═════ DATA EXCERPTS ═════
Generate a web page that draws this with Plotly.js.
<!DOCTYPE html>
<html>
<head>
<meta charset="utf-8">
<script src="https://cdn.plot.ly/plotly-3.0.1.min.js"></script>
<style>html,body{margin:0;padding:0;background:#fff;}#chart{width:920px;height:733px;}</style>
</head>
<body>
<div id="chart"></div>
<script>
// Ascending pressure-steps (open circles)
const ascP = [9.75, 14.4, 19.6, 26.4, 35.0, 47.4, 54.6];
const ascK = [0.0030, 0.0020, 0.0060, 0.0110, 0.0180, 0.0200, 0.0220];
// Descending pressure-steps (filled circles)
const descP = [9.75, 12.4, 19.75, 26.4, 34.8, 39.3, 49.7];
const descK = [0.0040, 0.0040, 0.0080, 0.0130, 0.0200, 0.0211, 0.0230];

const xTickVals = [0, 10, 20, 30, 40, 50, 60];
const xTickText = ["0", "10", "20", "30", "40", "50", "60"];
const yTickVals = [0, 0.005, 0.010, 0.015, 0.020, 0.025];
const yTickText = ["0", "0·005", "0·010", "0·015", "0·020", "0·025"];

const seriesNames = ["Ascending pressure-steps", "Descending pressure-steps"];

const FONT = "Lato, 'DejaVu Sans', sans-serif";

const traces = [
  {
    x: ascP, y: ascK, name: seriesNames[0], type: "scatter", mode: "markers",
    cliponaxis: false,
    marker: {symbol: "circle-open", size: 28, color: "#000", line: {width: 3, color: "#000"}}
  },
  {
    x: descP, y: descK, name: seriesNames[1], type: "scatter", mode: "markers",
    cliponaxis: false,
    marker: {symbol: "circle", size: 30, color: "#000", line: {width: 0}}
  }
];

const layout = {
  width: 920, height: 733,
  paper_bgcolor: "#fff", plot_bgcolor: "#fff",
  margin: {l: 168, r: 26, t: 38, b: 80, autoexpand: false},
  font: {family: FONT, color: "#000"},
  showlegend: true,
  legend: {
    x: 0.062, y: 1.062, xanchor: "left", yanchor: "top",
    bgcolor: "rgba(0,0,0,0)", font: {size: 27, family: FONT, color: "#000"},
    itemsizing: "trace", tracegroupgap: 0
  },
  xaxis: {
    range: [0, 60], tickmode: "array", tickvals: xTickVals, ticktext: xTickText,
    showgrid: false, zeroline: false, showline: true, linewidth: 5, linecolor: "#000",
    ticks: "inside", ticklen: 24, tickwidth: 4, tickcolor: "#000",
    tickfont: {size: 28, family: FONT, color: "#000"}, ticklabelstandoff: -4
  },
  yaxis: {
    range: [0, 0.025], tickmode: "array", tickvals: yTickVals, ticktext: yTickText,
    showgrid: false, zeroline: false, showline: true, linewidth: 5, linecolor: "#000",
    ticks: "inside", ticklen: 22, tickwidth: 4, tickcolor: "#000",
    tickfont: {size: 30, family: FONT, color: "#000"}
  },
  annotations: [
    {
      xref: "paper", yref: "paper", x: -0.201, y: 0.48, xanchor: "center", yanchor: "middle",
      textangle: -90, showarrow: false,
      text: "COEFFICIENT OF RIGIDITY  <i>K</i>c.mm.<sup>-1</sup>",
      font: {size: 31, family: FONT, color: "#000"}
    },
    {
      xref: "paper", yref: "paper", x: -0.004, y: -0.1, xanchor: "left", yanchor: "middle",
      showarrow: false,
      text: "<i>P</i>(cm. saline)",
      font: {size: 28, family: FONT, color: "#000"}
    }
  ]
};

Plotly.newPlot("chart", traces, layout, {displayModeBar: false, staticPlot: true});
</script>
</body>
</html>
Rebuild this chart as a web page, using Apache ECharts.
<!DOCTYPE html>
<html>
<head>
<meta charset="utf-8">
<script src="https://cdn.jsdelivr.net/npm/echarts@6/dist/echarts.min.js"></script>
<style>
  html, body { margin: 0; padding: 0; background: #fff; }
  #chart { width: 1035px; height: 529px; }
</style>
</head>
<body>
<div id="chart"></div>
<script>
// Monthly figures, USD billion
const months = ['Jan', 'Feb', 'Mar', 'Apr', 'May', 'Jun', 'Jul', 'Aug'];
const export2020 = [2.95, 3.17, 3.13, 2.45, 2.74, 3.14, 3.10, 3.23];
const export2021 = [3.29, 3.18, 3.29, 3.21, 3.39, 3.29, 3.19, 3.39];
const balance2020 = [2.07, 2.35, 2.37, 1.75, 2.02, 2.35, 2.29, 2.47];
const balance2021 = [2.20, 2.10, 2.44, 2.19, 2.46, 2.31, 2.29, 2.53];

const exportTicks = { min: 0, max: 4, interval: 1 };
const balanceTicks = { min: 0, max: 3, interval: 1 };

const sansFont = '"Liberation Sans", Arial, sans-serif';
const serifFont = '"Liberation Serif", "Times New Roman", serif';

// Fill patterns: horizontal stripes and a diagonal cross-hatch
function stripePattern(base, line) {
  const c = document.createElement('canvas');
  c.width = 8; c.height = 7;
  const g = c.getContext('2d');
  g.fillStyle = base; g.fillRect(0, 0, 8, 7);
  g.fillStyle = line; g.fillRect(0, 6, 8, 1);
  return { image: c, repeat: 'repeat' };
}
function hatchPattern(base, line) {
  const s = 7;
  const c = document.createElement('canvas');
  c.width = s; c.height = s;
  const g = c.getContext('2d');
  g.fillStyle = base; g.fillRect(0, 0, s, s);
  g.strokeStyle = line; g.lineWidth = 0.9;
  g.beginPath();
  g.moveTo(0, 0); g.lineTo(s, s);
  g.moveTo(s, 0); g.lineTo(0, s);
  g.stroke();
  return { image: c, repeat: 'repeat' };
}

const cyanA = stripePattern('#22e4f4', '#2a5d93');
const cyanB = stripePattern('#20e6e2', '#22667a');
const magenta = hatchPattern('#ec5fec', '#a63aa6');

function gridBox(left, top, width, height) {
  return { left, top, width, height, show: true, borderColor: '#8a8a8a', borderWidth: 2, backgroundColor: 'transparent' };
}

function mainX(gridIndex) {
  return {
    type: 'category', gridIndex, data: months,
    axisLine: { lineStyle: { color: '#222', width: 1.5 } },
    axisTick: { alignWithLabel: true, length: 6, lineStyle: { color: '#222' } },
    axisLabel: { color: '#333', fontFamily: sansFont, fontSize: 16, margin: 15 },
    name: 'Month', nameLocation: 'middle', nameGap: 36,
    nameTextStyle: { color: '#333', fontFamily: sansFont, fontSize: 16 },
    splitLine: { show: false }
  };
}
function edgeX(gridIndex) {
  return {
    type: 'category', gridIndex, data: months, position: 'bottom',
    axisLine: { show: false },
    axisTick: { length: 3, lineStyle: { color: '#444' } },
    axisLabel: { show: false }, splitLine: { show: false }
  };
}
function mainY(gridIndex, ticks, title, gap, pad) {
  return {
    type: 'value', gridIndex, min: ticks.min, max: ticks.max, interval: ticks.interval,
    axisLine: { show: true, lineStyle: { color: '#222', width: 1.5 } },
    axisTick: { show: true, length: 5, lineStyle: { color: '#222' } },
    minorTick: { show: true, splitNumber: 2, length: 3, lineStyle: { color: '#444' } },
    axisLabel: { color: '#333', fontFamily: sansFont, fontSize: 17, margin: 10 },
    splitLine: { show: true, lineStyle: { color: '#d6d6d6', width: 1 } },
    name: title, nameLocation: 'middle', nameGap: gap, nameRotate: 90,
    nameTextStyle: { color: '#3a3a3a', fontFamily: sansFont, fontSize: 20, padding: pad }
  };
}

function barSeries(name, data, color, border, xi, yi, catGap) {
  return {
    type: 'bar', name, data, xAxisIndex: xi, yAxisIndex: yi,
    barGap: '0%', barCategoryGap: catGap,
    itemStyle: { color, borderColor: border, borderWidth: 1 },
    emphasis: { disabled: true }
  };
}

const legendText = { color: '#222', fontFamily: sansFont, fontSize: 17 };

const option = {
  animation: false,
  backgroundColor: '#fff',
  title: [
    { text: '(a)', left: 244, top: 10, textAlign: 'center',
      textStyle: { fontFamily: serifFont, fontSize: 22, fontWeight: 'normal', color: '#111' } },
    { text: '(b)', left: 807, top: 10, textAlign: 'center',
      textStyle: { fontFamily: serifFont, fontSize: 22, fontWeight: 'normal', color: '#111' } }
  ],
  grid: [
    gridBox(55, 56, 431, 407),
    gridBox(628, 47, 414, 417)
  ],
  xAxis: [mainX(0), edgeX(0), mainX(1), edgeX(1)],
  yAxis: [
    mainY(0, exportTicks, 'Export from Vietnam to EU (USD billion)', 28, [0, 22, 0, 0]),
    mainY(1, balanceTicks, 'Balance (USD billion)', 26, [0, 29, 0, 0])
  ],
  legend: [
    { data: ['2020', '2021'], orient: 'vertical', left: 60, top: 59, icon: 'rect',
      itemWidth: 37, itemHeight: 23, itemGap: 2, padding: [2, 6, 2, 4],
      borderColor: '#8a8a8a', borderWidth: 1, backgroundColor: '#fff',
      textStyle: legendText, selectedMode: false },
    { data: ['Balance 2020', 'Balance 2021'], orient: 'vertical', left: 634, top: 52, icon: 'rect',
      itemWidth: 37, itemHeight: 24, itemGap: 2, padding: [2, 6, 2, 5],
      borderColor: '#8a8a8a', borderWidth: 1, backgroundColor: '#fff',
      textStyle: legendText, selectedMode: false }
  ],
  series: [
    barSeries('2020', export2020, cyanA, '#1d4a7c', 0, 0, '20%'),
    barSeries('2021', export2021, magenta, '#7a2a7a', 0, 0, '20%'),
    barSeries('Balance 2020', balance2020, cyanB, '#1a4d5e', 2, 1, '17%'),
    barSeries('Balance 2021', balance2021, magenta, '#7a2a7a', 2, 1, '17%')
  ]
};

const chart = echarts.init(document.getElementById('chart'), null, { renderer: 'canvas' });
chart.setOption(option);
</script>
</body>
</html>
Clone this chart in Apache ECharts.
═════
Write out each line of the data that holds the string "page".

Generate a web page that draws this with Plotly.js.
Rebuild this chart as a web page, using Apache ECharts.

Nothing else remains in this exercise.